Belle International Holdings, which is performing better in street shoes than in sports apparel, is transferring most of its Fila properties in China, Hong Kong and Macau to Anta Sports Products for 314 million renminbi (€32.3m-$46.0m).

Anta, whose results grew strongly in the first half of this year (see next article) claimed a few years ago to be the second-largest sportswear brand in China. Belle’s management indicated that the company preferred to concentrate on retailing, where it has more expertise than in brand management.

Specifically, Belle is selling its 85 percent stake in Full Prospect, the owner of Fila trademarks in the region, and HK Retail Company, which deals with Fila retail in Hong Kong. It is passing the ownership of these properties on to Motive Force Sports Products, a subsidiary of Anta. Full Prospect was an 85-15 joint venture with Fila Luxembourg. That company, as well as its major shareholder, Fila Korea, have to approve the sale before it is completed.

Belle has reported a 13.1 percent sales jump for the first half of the year, coming in at CNY 9.3 billion (€955.8m-$1,363.3m), mostly because of strength in non-athletic footwear. Its sports apparel division was partly affected by a comparison with last year’s strong pre-Olympic sales of these products.

The Chinese company’s profits rose by 14.9 percent to CNY 1.14 billion (€117.2m-$167.1m). The gross margin grew by 1.6 percentage points to 52.4 percent because of less discounting, but the gross margin in footwear contracted to 64.5 percent from 65.0 percent. Earnings before interest and taxes (Ebit) went up by 14.5 percent to CNY 1.27 billion (€130.5m-$186.2m), for an operating margin of 13.6 percent, 0.2 percentage points above the same period last year.

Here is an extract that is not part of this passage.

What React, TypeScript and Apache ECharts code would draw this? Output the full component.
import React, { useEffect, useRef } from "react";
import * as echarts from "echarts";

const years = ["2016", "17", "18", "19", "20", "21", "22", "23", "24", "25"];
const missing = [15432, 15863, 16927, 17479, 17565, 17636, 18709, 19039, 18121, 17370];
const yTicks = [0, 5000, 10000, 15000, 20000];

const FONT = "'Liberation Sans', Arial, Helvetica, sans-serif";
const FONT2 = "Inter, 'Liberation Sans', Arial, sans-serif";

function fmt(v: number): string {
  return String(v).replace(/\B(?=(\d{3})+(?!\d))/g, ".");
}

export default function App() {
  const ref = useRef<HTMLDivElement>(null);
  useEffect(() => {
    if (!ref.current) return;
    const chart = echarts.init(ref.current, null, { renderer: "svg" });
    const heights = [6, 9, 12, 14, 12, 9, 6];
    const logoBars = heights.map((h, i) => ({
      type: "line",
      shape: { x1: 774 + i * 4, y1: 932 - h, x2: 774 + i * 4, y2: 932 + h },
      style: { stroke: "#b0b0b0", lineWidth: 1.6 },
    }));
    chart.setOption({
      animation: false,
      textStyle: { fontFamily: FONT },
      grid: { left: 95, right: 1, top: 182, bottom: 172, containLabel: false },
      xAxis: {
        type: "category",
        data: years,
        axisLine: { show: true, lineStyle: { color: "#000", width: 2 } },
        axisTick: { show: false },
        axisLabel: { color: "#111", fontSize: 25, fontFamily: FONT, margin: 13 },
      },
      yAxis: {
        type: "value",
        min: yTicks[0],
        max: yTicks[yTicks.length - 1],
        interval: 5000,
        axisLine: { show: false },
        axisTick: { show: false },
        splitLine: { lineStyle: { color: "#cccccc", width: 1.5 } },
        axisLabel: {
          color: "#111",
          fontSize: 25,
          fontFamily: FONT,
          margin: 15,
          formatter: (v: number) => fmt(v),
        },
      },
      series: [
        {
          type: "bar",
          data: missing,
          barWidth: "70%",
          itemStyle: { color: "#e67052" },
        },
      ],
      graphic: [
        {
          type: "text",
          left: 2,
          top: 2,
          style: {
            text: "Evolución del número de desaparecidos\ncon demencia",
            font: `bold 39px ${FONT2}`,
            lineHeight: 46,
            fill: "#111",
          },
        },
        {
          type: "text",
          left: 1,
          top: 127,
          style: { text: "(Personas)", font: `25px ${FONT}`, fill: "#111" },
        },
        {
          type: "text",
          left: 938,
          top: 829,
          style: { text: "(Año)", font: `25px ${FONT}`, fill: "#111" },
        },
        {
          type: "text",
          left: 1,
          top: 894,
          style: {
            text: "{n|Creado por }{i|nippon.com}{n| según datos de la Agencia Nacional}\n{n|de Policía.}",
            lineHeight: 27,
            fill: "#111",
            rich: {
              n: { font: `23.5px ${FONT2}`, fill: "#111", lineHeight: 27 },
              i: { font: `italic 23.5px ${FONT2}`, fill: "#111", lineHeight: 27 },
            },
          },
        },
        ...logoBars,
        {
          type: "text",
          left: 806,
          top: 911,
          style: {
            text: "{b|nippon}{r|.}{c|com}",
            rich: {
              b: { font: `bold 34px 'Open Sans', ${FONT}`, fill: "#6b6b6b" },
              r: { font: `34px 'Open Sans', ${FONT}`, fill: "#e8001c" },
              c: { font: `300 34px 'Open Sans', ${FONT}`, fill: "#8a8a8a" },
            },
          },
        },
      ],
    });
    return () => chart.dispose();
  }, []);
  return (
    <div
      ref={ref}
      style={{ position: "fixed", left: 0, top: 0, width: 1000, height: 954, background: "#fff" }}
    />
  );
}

Footwear revenues jumped by 23.3 percent to CNY 5.3 billion (€544.7m-$776.9m) as demand was good for its brands Tata, Staccato and Joy & Peace as well as Bata, Geox and Clarks, which it distributes. Comparable store sales increase by 7.4 percent. The gross margin in this division inched down by 0.5 percentage points to 64.5 percent. Belle is China’s largest women’s footwear retailer.

Sportswear sales were up by only 0.3 percent to CNY 3.99 billion (€410.1m-$584.9m). In that division, Belle sells sports brands such as Nike, Adidas, Reebok, Puma, Mizuno, Li Ning, Kappa and Converse through its own stores. Sportswear’s comparable store sales fell by 7.1 percent, while its gross margin rose by 0.7 percentage points to 36.3 percent. In sportswear, it is still working to clear inventory from the 2008 Olympics. It closed 650 stores in the first six months of the year.

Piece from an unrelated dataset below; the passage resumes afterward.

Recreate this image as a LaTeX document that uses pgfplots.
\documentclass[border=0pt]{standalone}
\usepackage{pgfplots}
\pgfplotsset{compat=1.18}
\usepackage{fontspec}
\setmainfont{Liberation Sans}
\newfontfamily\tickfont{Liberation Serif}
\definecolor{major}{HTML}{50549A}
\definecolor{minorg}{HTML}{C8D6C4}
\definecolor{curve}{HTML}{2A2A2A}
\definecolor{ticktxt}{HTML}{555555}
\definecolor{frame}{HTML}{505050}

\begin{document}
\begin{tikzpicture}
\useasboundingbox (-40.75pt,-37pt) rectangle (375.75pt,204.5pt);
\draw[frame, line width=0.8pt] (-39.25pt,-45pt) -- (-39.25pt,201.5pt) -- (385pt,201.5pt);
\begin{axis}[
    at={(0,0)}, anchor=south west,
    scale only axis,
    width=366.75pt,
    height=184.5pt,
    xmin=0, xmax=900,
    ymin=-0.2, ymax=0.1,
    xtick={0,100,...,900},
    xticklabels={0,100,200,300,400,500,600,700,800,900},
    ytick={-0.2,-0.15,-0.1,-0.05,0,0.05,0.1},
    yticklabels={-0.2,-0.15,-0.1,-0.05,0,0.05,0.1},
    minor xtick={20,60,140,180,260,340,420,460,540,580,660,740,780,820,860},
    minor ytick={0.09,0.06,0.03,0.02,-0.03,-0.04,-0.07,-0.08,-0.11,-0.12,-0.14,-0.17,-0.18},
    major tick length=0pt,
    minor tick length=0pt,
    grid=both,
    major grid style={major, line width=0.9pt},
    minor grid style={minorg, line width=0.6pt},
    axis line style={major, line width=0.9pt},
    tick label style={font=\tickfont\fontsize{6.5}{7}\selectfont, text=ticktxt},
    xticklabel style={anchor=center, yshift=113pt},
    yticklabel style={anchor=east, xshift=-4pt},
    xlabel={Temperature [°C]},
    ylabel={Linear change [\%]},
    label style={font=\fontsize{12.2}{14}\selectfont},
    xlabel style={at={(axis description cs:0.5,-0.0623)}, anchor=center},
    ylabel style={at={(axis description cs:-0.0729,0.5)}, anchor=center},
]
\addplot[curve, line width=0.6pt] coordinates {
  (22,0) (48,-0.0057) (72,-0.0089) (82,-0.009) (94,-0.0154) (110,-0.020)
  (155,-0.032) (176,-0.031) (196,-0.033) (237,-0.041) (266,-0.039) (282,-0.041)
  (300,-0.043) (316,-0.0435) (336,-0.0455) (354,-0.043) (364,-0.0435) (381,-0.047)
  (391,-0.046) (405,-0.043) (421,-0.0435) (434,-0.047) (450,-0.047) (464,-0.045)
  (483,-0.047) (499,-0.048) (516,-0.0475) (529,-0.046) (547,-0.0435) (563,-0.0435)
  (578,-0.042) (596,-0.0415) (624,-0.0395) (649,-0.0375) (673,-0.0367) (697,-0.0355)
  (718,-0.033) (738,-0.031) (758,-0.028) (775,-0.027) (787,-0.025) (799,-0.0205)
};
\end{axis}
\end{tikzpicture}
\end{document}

The company said that while the global economy is still weak, it is seeing signs of renewed vigor in many countries and thinks the drop in consumer spending has bottomed out. Its footwear sales were termed “volatile” and driven in good part by promotions, but the more established brands held their own, boosting margins.

For the rest of the year, Belle expects moderate growth from footwear with help from new stores, but continued sluggishness in sportswear.